Civil Society Organisations Sunday said that there is no mandate for the adoption of the proposed agreement on investment facilitation for development (IFD) which is being negotiated by a group of members of the World Trade Organization (WTO), led by China. A WTO decision of 2004 prohibits negotiations on investment facilitation and efforts are on to bring the issue in through plurilateral means.
Around 130 members support the pact. The US, Sri Lanka and Pakistan are also not part of this proposed pact.
India and South Africa have opposed it as it neither has the WTO mandate or its members’ consensus and cannot be brought to the formal process in the WTO.

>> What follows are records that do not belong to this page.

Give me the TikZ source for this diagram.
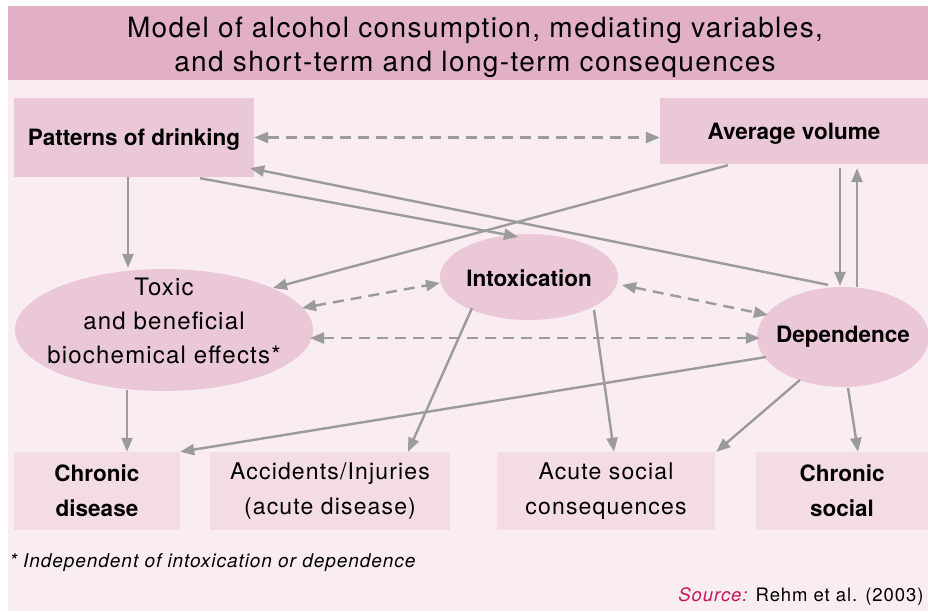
\documentclass[tikz,border=0pt]{standalone}
\usepackage{fontspec}
\setmainfont[LetterSpace=5]{TeX Gyre Heros}
\newfontfamily\boldfam[LetterSpace=0]{TeX Gyre Heros}
\usetikzlibrary{arrows.meta,shapes.geometric,calc}
\definecolor{band}{HTML}{E2B0C6}
\definecolor{bg}{HTML}{F9EDF2}
\definecolor{nodefill}{HTML}{EBC8D8}
\definecolor{outfill}{HTML}{F3DCE6}
\definecolor{arrowgray}{HTML}{9B9B9B}
\definecolor{srcmag}{HTML}{C2185B}
\begin{document}
\begin{tikzpicture}[x=1pt,y=-1pt,
  boldtext/.style={font=\boldfam\bfseries\fontsize{22.5}{35}\selectfont},
  box/.style={rectangle, fill=nodefill, inner sep=0pt, align=center, boldtext, text height=16pt, text depth=0pt},
  outbox/.style={rectangle, fill=outfill, inner sep=0pt, align=center, minimum height=78pt, font=\fontsize{23}{35}\selectfont},
  ell/.style={ellipse, fill=nodefill, inner sep=0pt},
  arr/.style={draw=arrowgray, line width=2.4pt, -{Triangle[length=14pt,width=11pt]}},
  darr/.style={draw=arrowgray, line width=2.4pt, dash pattern=on 11pt off 7pt, {Triangle[length=14pt,width=11pt]}-{Triangle[length=14pt,width=11pt]}}
]
\useasboundingbox (0,0) rectangle (928,611);
\fill[white] (0,0) rectangle (928,611);
\fill[bg] (8,80) rectangle (928,611);
\fill[band] (8,6) rectangle (928,80);
\node[align=center, font=\fontsize{28}{34}\selectfont] (title) at (475,47) {Model of alcohol consumption, mediating variables,\\and short-term and long-term consequences};

\node[box, minimum width=240pt, minimum height=79pt] (pat) at (134,137.5) {Patterns of drinking};
\node[box, minimum width=268pt, minimum height=66pt] (avg) at (794,131) {Average volume};
\node[ell, minimum width=298pt, minimum height=122pt,
  label={[align=center, font=\fontsize{24}{34}\selectfont, yshift=9pt]center:Toxic\\and beneficial\\biochemical effects*}] (tox) at (164,330) {};
\node[ell, minimum width=178pt, minimum height=86pt,
  label={[boldtext, yshift=-1pt]center:Intoxication}] (intox) at (529,277) {};
\node[ell, minimum width=172pt, minimum height=100pt,
  label={[boldtext]center:Dependence}] (dep) at (843,337) {};

\node[outbox, minimum width=166pt, boldtext] (chd) at (97,491) {Chronic\\disease};
\node[outbox, minimum width=240pt] (acc) at (330,491) {Accidents/Injuries\\(acute disease)};
\node[outbox, minimum width=218pt] (acs) at (606,491) {Acute social\\consequences};
\node[outbox, minimum width=172pt, boldtext] (chs) at (842,491) {Chronic\\social};

\node[anchor=west, font=\itshape\fontsize{19}{22}\selectfont] (note) at (6,563) {* Independent of intoxication or dependence};
\node[anchor=east, font=\fontsize{18.5}{22}\selectfont] (src) at (927,597) {\textcolor{srcmag}{\itshape Source:} Rehm et al. (2003)};

% connectors
\draw[arr] ($(pat.south)+(-6,0)$) -- ($(tox.north)+(-36,-1)$);
\draw[darr] (pat.east) -- (pat.east -| avg.west);
\draw[arr] ($(pat.south)+(66,1)$) -- ($(intox.north)+(-11,3)$);
\draw[arr] ($(dep.north)+(-15,-2)$) -- ($(pat.south east)+(-4,-9)$);
\draw[arr] ($(avg.south)+(-66,1)$) -- ($(tox.center)+(109,-42)$);
\draw[arr] ($(avg.south)+(46,4)$) -- ($(dep.north)+(-3,-1)$);
\draw[arr] ($(dep.north)+(14,0)$) -- ($(avg.south)+(63,4)$);
\draw[darr] ($(tox.center)+(138,-22)$) -- ($(intox.center)+(-89,6)$);
\draw[darr] ($(tox.center)+(146,8)$) -- ($(dep.west)+(3,1)$);
\draw[darr] ($(intox.center)+(93,8)$) -- ($(dep.center)+(-75,-22)$);
\draw[arr] ($(tox.center)+(-37,60)$) -- ($(chd.north)+(30,0)$);
\draw[arr] ($(intox.center)+(-57,31)$) -- ($(acc.north)+(78,0)$);
\draw[arr] ($(intox.center)+(65,33)$) -- ($(acs.north)+(8,0)$);
\draw[arr] ($(dep.center)+(-77,20)$) -- (chd.north east);
\draw[arr] ($(dep.center)+(-43,43)$) -- ($(acs.north east)+(1,0)$);
\draw[arr] ($(dep.center)+(5,51)$) -- ($(chs.north)+(16,0)$);
\end{tikzpicture}
\end{document}
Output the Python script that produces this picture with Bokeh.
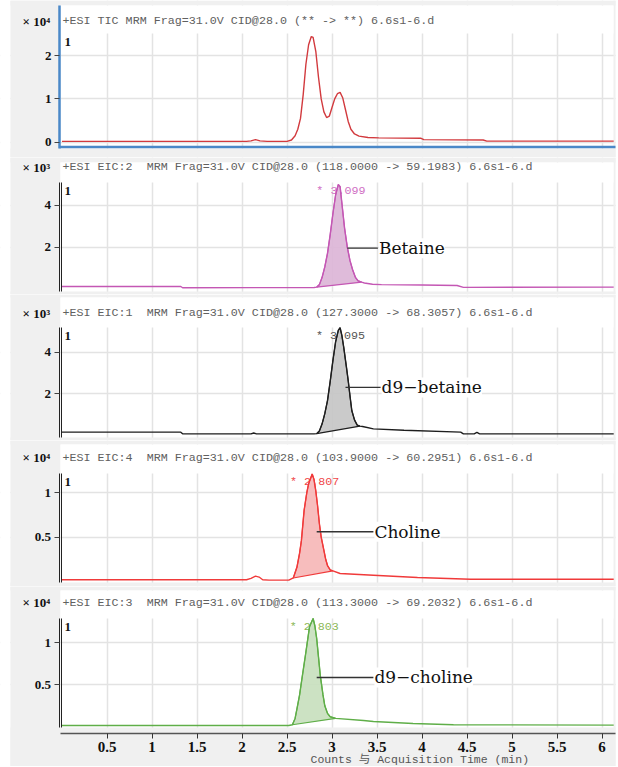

Civil society also called the “attack” on India and South Africa by WTO Director General Ngozi Okonjo-Iweala for opposing the proposed pact “appalling”.
“The Director-General has gone far beyond her legitimate role as an international public official, who is legally required to be neutral,” some civil society organisations said in a statement.
WTO members have “explicitly rejected” attempts to get an investment agreement ever since 1996.
A decision in 2004 said that there would be no discussion of investment negotiations in the WTO until the Doha round was over and the round was not over. In the 2015 Nairobi Ministerial Conference, it was decided that any such new issues would only be addressed if agreed by all members, they said.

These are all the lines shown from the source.